Ausgerechnet Kant aber scheint derlei Reiseberichte unkritisch gelesen zu haben und verstößt bei seinen gelehrt klingenden Schlussfolgerungen daraus gegen die eigenen Prinzipien von Vernunft, Menschenwürde und Urteilskraft. Vielleicht war es der Ehrgeiz, auf allen Feldern Lorbeer zu ernten, der einen Kant in Widerspruch mit sich selbst brachte. Schon als Jugendlicher wollte sich niemand mehr auf eine Partie Billard oder das Kartenspiel „L‘Hombre“ mit ihm einlassen, sobald es um Geld ging: Kant hatte sie alle geschlagen.
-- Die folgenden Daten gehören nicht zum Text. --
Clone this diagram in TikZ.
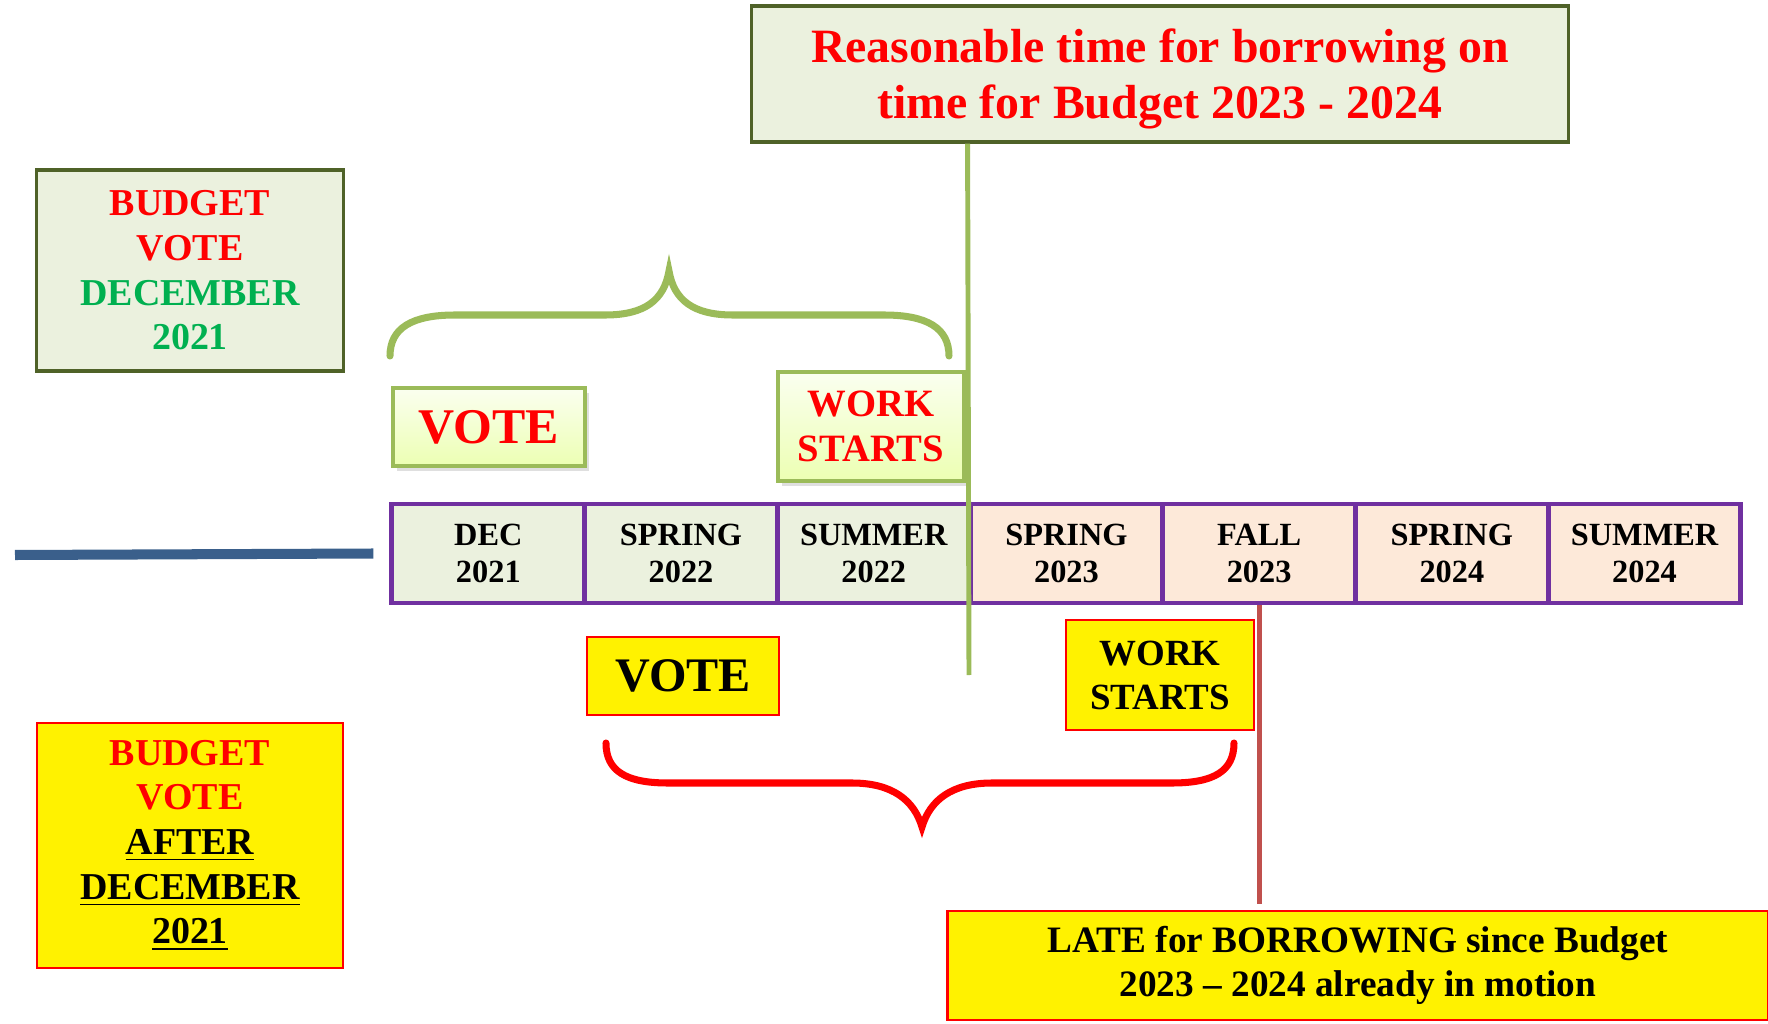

Immanuel Kant, „der bestirnte Himmel über mir, und das moralische Gesetz in mir“
Jenseits seines fast sekundengenau abgezirkelten Tagesablaufs, nach dem die Königsberger ihre Uhren stellen konnten, soll er ein witziger, geistreicher Gesellschafter gewesen sein. In seinen Büchern ist davon kaum etwas zu merken; gerade seine Hauptwerke sind in einem ungeheuer umständlichen, papiernen Kanzleistil geschrieben, der heute bei aller Präzision beinahe ungenießbar ist. Einer der wenigen mit Poesie angehauchten Sätze, der das Schlusskapitel seiner „Kritik der praktischen Vernunft“ einleitet, ist denn auch gleich zum geflügelten Wort geworden: „Zwei Dinge erfüllen das Gemüt mit immer neuer und zunehmender Bewunderung und Ehrfurcht, je öfter und anhaltender sich das Nachdenken damit beschäftigt: Der bestirnte Himmel über mir, und das moralische Gesetz in mir.“
Praktisch wurde Kants Vernunft, die bis heute Heerscharen von Philosophieprofessoren beschäftigt und auch unser Denken noch beeinflusst, aber auch in ganz anderer Hinsicht: Während seiner vier Jahre in Groß Arnsdorf erzog er die drei Söhne des dortigen Gutsherren. Der jüngste unter ihnen befreite als Erwachsener seine Bauern aus der Leibeigenschaft.